Emotional Writing

I was asked a while back on my, "The Art of Blogging" post to consider other emotions in future posts. This is something I have wanted to do and how to do it, has been on my mind since. I would always wonder how I could tackle the emotions I felt.

When I got back into writing, I mostly did writing on articles with facts that backed up everything I said. It was safe and feeling-less. Safe, because with the facts hyperlinked and the scholarly articles behind me, it was less likely I would be challenged. I say feeling-less, because there was not a lot of my very secretive feelings hidden in my articles. I stay away from controversy and run from selfishly opinionated statements. I do, however, state my factual based opinion.

With that being said, I never had any emotions in my posts. I would post a few, here and there, without sharing them. They are a kind of secret between me and those few dedicated followers that read regardless if my stuff is Psychology based or emotion based. I couldn't answer the question.

Today I am emotional. This morning before I left my house, I decided I wasn't going to write. I walked all around my house trying to busy myself to avoid or distract myself from my emotional state. I couldn't write like this. I fed the cat, dog food, and the dog, well, I don't know if I even fed him. I couldn't write a completely unbiased, unemotional post with the emotions running freely through my brain.

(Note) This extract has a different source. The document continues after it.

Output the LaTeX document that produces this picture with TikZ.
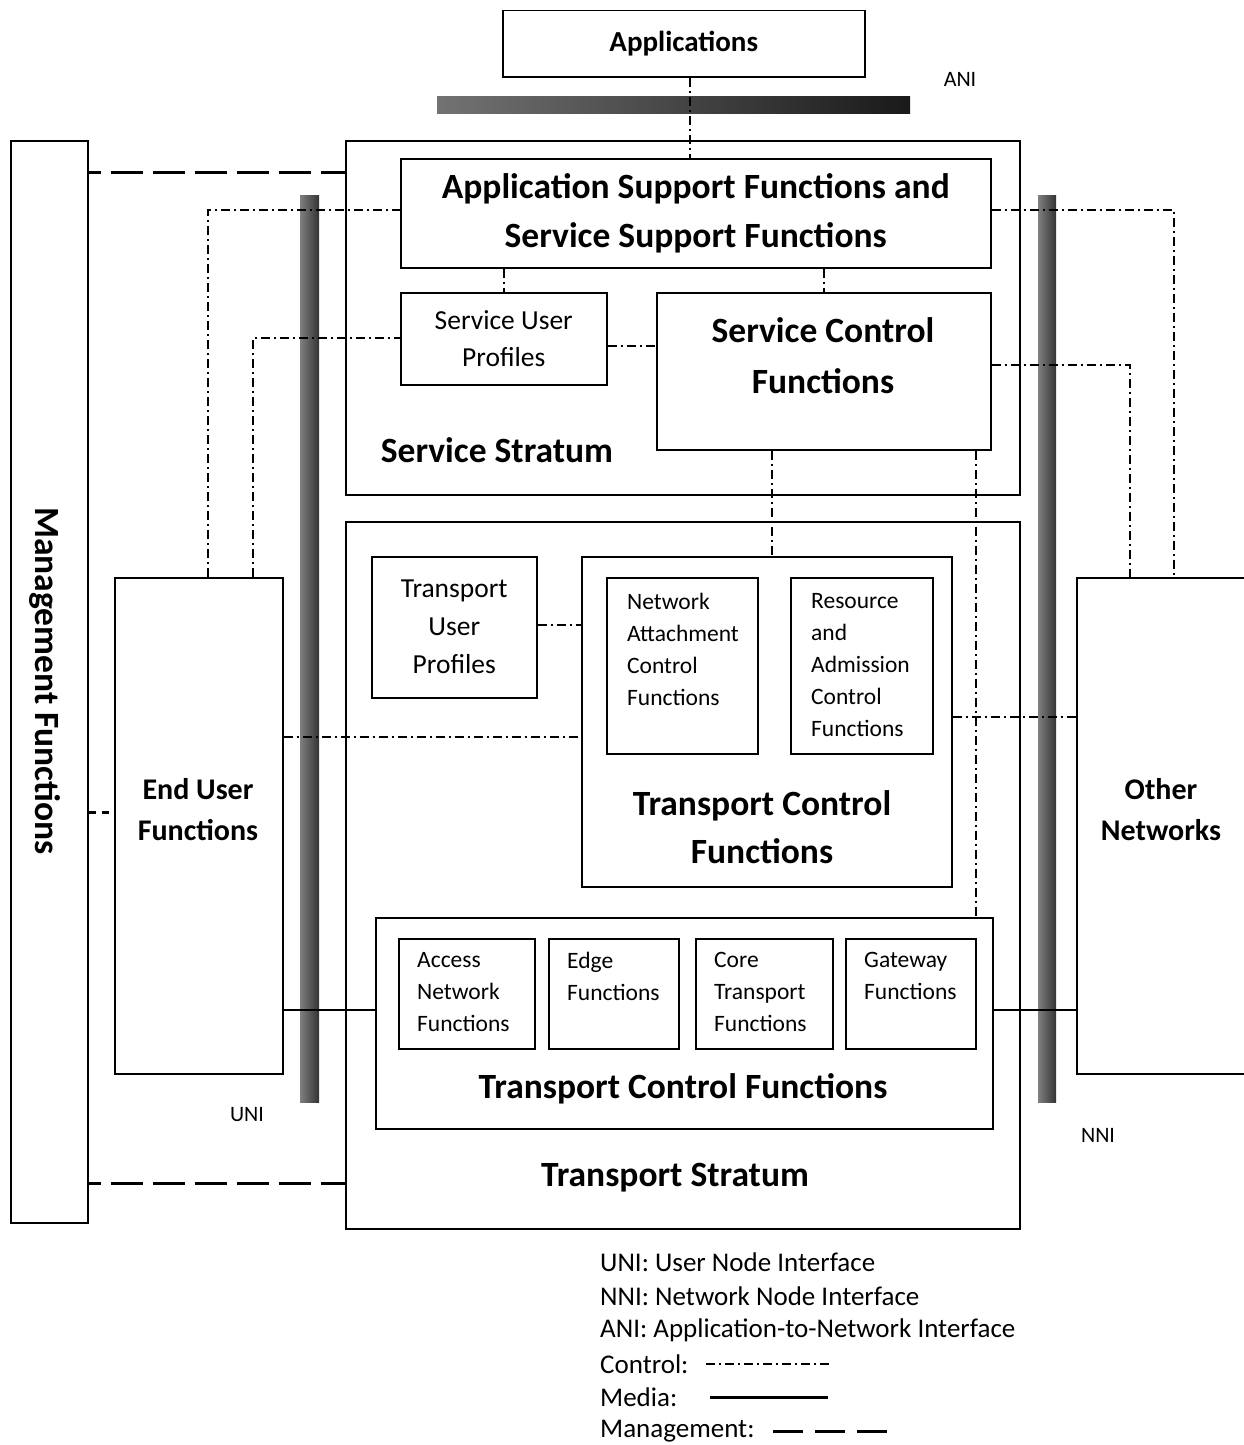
\documentclass[tikz,border=0pt]{standalone}
\usepackage{fontspec}
\setmainfont{Carlito}
\newcommand{\myfs}[2]{\fontsize{#1}{#2}\selectfont}
\begin{document}
\begin{tikzpicture}[x=1pt,y=-1pt,
  box/.style={draw, line width=1.5pt, anchor=north west, inner sep=0pt, align=center},
  bigt/.style={inner sep=0pt, align=center, font=\bfseries\myfs{35.5}{49}},
  midt/.style={inner sep=0pt, align=center, font=\bfseries\myfs{30}{41}},
  regt/.style={font=\myfs{27.5}{37}},
  smallt/.style={inner sep=0pt, align=left, anchor=north west, font=\myfs{23.5}{32}},
  labt/.style={inner sep=0pt, font=\myfs{22}{26}},
  legt/.style={inner sep=0pt, anchor=west, font=\myfs{27}{34}},
  ctrl/.style={line width=1.5pt, dash pattern=on 9pt off 4pt on 2pt off 4pt},
  media/.style={line width=2pt},
  mgmt/.style={line width=3pt, dash pattern=on 32pt off 10pt, dash phase=20pt},
]
\useasboundingbox (0,0) rectangle (1244,1445);
\clip (0,0) rectangle (1244,1445);
\fill[white] (0,0) rectangle (1244,1445);

% helper coordinates
\coordinate (v208) at (208,0);
\coordinate (v253) at (253,0);
\coordinate (v690) at (690,0);
\coordinate (v772) at (772,0);
\coordinate (v976) at (976,0);
\coordinate (v1130) at (1130,0);
\coordinate (v1174) at (1174,0);
\coordinate (h172) at (0,172);
\coordinate (h210) at (0,210);
\coordinate (h338) at (0,338);
\coordinate (h346) at (0,346);
\coordinate (h365) at (0,365);
\coordinate (h625) at (0,625);
\coordinate (h717) at (0,717);
\coordinate (h737) at (0,737);
\coordinate (h812) at (0,812);
\coordinate (h1010) at (0,1010);
\coordinate (h1183) at (0,1183);

% interface bars
\shade[left color=black!55, right color=black!90] (437,96) rectangle (910,113);
\shade[left color=black!50, right color=black!80] (300,195) rectangle (319,1102);
\shade[left color=black!50, right color=black!80] (1038,195) rectangle (1056,1102);

% boxes
\node[box, minimum width=362pt, minimum height=66pt, font=\bfseries\myfs{29}{35}] (app) at (502,10) {Applications};
\node[box, minimum width=674pt, minimum height=354pt] (ss) at (345,140) {};
\node[box, minimum width=590pt, minimum height=109pt, font=\bfseries\myfs{35.5}{49}] (asf) at (400,158) {Application Support Functions and\\Service Support Functions};
\node[box, minimum width=206pt, minimum height=92pt, regt] (sup) at (400,292) {Service User\\Profiles};
\node[box, minimum width=334pt, minimum height=157pt] (scf) at (656,292) {};
\node[box, minimum width=674pt, minimum height=707pt] (ts) at (345,521) {};
\node[box, minimum width=165pt, minimum height=141pt, regt, font=\myfs{27.5}{38}] (tup) at (371,556) {Transport\\User\\Profiles};
\node[box, minimum width=370pt, minimum height=330pt] (tcf) at (581,556) {};
\node[box, minimum width=151pt, minimum height=176pt] (nacf) at (606,577) {};
\node[box, minimum width=142pt, minimum height=176pt] (racf) at (790,577) {};
\node[box, minimum width=617pt, minimum height=211pt] (tf) at (375,917) {};
\node[box, minimum width=136pt, minimum height=110pt] (anf) at (398,938) {};
\node[box, minimum width=130pt, minimum height=110pt] (edge) at (548,938) {};
\node[box, minimum width=137pt, minimum height=110pt] (core) at (695,938) {};
\node[box, minimum width=130pt, minimum height=110pt] (gw) at (845,938) {};
\node[box, minimum width=77pt, minimum height=1082pt] (mf) at (10,140) {};
\node[box, minimum width=168pt, minimum height=496pt] (eu) at (114,577) {};
\node[box, minimum width=172pt, minimum height=496pt] (on) at (1076,577) {};

% texts
\node[bigt, font=\bfseries\myfs{35.5}{51}] (scft) at (823,356) {Service Control\\Functions};
\node[bigt] (sst) at (497,450) {Service Stratum};
\node[bigt, font=\bfseries\myfs{35.5}{48}] (tcft) at (762,827) {Transport Control\\Functions};
\node[bigt] (tft) at (683,1089) {Transport Control Functions};
\node[bigt] (tst) at (675,1178) {Transport Stratum};
\node[bigt, rotate=-90] (mft) at (45,681) {Management Functions};
\node[midt] (eut) at (198,810) {End User\\Functions};
\node[midt] (ont) at (1161,810) {Other\\Networks};
\node[smallt] (nacft) at (627,593) {Network\\Attachment\\Control\\Functions};
\node[smallt] (racft) at (811,593) {Resource\\and\\Admission\\Control\\Functions};
\node[smallt] (anft) at (417,952) {Access\\Network\\Functions};
\node[smallt] (edget) at (567,952) {Edge\\Functions};
\node[smallt] (coret) at (714,952) {Core\\Transport\\Functions};
\node[smallt] (gwt) at (864,952) {Gateway\\Functions};
\node[labt] (ani) at (960,79) {ANI};
\node[labt] (uni) at (247,1115) {UNI};
\node[labt] (nni) at (1098,1135) {NNI};

% control connectors
\draw[ctrl] (app.south -| v690) -- (asf.north -| v690);
\draw[ctrl] (asf.south -| sup.north) -- (sup.north);
\draw[ctrl] (asf.south -| scf.north) -- (scf.north);
\draw[ctrl] (sup.east |- h346) -- (scf.west |- h346);
\draw[ctrl] (eu.north -| v208) |- (asf.west |- h210);
\draw[ctrl] (asf.east |- h210) -| (on.north -| v1174);
\draw[ctrl] (eu.north -| v253) |- (sup.west |- h338);
\draw[ctrl] (scf.east |- h365) -| (on.north -| v1130);
\draw[ctrl] (scf.south -| v772) -- (tcf.north -| v772);
\draw[ctrl] (scf.south -| v976) -- (tf.north -| v976);
\draw[ctrl] (tup.east |- h625) -- (tcf.west |- h625);
\draw[ctrl] (eu.east |- h737) -- (tcf.west |- h737);
\draw[ctrl] (tcf.east |- h717) -- (on.west |- h717);

% media connectors
\draw[media] (eu.east |- h1010) -- (tf.west |- h1010);
\draw[media] (tf.east |- h1010) -- (on.west |- h1010);

% management connectors
\draw[mgmt] (mf.east |- h172) -- (ss.west |- h172);
\draw[mgmt, dash pattern=on 7pt off 6pt, dash phase=0pt] (mf.east |- h812) -- (eu.west |- h812);
\draw[mgmt] (mf.east |- h1183) -- (ts.west |- h1183);

% legend
\node[legt] (l1) at (600,1262) {UNI: User Node Interface};
\node[legt] (l2) at (600,1296) {NNI: Network Node Interface};
\node[legt] (l3) at (600,1330) {ANI: Application-to-Network Interface};
\node[legt] (l4) at (600,1364) {Control:};
\node[legt] (l5) at (600,1397) {Media:};
\node[legt] (l6) at (600,1431) {Management:};
\coordinate (lc1) at (706,1364);
\coordinate (lc2) at (830,1364);
\coordinate (lm1) at (710,1397);
\coordinate (lm2) at (828,1397);
\coordinate (lg1) at (773,1431);
\coordinate (lg2) at (888,1431);
\draw[ctrl] (lc1) -- (lc2);
\draw[media, line width=3pt] (lm1) -- (lm2);
\draw[line width=3pt, dash pattern=on 30pt off 12pt] (lg1) -- (lg2);
\end{tikzpicture}
\end{document}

Then, I thought about it. I cannot lose to them. I cannot lose great content, (or not so great content for that matter) due to frivolous emotions. I will write, emotional and all. The dog is now fed. (Who cares if it's in the cats dish!)

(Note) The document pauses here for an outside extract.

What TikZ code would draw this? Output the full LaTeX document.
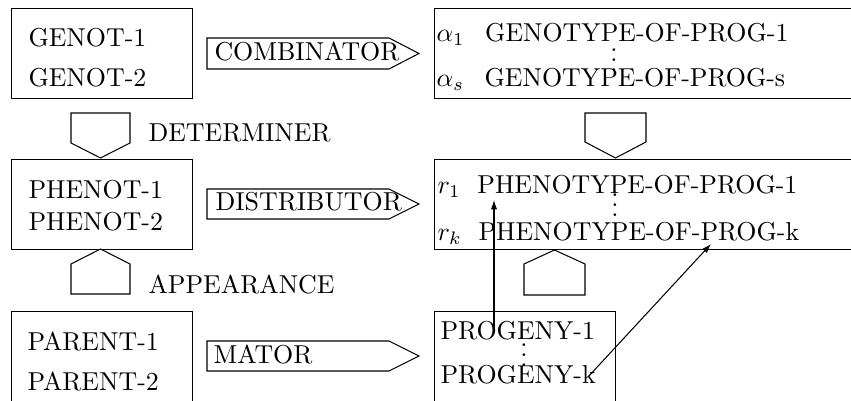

As a new writer, I never wrote when I was emotional. I wrote when I was in a neutral state. I couldn't be excited, sad, depressed, or angry. I had to be content. I had to be ok with myself and the world around me. When my world is not level, it was no time to write. But today I write.

I am angry, frustrated, hurt, and kind of enthralled.

And I have written.

Now I know, I can.

What does this have to do with ambition?

Those who are truly ambitious know we must ignore our emotions to race to the finished product. I did, as you can see. I would rest enough to pass a test and hide enough to get my studying done. I would sacrifice enough to succeed. Some sacrifices I don't regret, some I do. I am still determined to graduate. I am determined to do well in my BS program. I am however approaching success from a completely different aspect from where I started. Maybe I no longer crave ambition. Maybe now that I know it's a craving I don't want it anymore. Maybe I have had too much time off from school. Maybe I am still ambitious. Maybe I don't know how to live any other way.

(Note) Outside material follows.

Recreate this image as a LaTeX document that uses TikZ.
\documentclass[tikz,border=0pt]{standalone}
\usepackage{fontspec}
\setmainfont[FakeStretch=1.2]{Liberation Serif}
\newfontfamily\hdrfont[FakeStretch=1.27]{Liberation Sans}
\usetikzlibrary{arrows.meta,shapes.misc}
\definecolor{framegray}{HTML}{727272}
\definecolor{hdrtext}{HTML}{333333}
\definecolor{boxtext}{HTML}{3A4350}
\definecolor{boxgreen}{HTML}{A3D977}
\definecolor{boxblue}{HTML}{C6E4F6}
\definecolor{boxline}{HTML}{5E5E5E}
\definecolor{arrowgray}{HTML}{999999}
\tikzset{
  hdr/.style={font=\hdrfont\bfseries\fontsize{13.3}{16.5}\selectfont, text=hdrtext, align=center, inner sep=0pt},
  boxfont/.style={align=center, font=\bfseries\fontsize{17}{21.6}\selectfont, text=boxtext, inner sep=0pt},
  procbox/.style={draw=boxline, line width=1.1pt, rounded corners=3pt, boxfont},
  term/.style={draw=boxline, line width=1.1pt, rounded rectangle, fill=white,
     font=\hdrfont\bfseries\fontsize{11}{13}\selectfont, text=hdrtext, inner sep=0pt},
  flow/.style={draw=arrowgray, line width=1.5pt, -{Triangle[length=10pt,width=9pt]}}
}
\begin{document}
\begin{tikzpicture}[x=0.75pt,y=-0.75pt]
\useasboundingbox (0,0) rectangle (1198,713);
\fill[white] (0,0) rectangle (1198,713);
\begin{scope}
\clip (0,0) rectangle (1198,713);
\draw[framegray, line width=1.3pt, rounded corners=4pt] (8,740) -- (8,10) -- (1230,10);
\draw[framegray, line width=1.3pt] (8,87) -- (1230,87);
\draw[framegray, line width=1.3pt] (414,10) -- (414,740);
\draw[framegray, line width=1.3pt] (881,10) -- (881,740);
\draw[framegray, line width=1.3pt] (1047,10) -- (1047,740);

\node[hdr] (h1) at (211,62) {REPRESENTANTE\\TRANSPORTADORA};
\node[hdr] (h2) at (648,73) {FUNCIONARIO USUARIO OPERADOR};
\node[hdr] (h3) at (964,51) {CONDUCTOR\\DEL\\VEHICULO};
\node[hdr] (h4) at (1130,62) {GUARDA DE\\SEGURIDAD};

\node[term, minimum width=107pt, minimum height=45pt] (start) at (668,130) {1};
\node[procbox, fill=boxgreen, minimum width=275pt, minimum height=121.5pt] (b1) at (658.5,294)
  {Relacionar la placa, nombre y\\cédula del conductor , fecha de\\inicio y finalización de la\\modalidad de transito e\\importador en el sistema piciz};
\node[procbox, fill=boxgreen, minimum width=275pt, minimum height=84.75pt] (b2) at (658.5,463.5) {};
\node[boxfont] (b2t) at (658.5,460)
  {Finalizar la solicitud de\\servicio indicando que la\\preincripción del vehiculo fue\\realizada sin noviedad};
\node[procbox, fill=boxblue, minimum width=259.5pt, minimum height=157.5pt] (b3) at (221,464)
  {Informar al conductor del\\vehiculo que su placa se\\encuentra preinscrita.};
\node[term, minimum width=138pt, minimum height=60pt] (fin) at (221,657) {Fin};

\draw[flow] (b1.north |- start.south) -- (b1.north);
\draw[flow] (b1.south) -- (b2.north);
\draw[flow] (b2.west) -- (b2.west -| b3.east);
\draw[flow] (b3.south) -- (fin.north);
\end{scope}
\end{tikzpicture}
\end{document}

Maybe I am too emotional to make decisions about ambition.

There’s no such thing as writer’s block. That was invented by people in California who couldn’t write.
– Terry Pratchett

Comments

  1. Congratulations, Saschia! You did it. You don't have to apologize for not being able to act immediately according to my say. I'm quite impressed the way you have balanced yourself and your emotions through this writing piece, and it utterly reflects your emotions as well.
    This is what happens to a true writer. Our writing is a reflection of our personality, that we daily chose to ignore to get somewhere in life or to achieve something. And then, somewhere in the middle of the road that feel that we have left something behind which matters to us most.
    Your back processing of thoughts over the decisions taken by you suggests the same thing. That's a real gift of writing we need to pursue to get better and get evolved. This applies to every one of us.
    Ambition is never a bad thing, rather it is necessary to fuel your thoughts. But we have to differentiate our ambitious objectives from the desires. They can be easily merged or most of the times desires gets dissolved through this rush.

    Getting back to the school to graduate is a desire. And maybe you should complete it. This would certainly satisfy your craving to have another desire. We are blessed that we can desire things and pleasure ourselves through accomplishments.
    This is why I suggest myself that 'a writer can express things better when he/she writes about his/her own emotion'.
    Yes, of course, it leaves us on a vulnerable state for a moment. But it gives us a clarity. A vision which we all need to make things happen that we desire.

    I would love to read random strokes of emotions shimmering through you words.

    I appreciate that you considered my request.

    Best wishes...!

    Tanmay Kamble

    ReplyDelete
  2. Thank you. :-) I appreciate you taking time to comment on my post.

    "But we have to differentiate our ambitous objectives from the desires."

    Very true. I will definitely continue to take your words into consideration.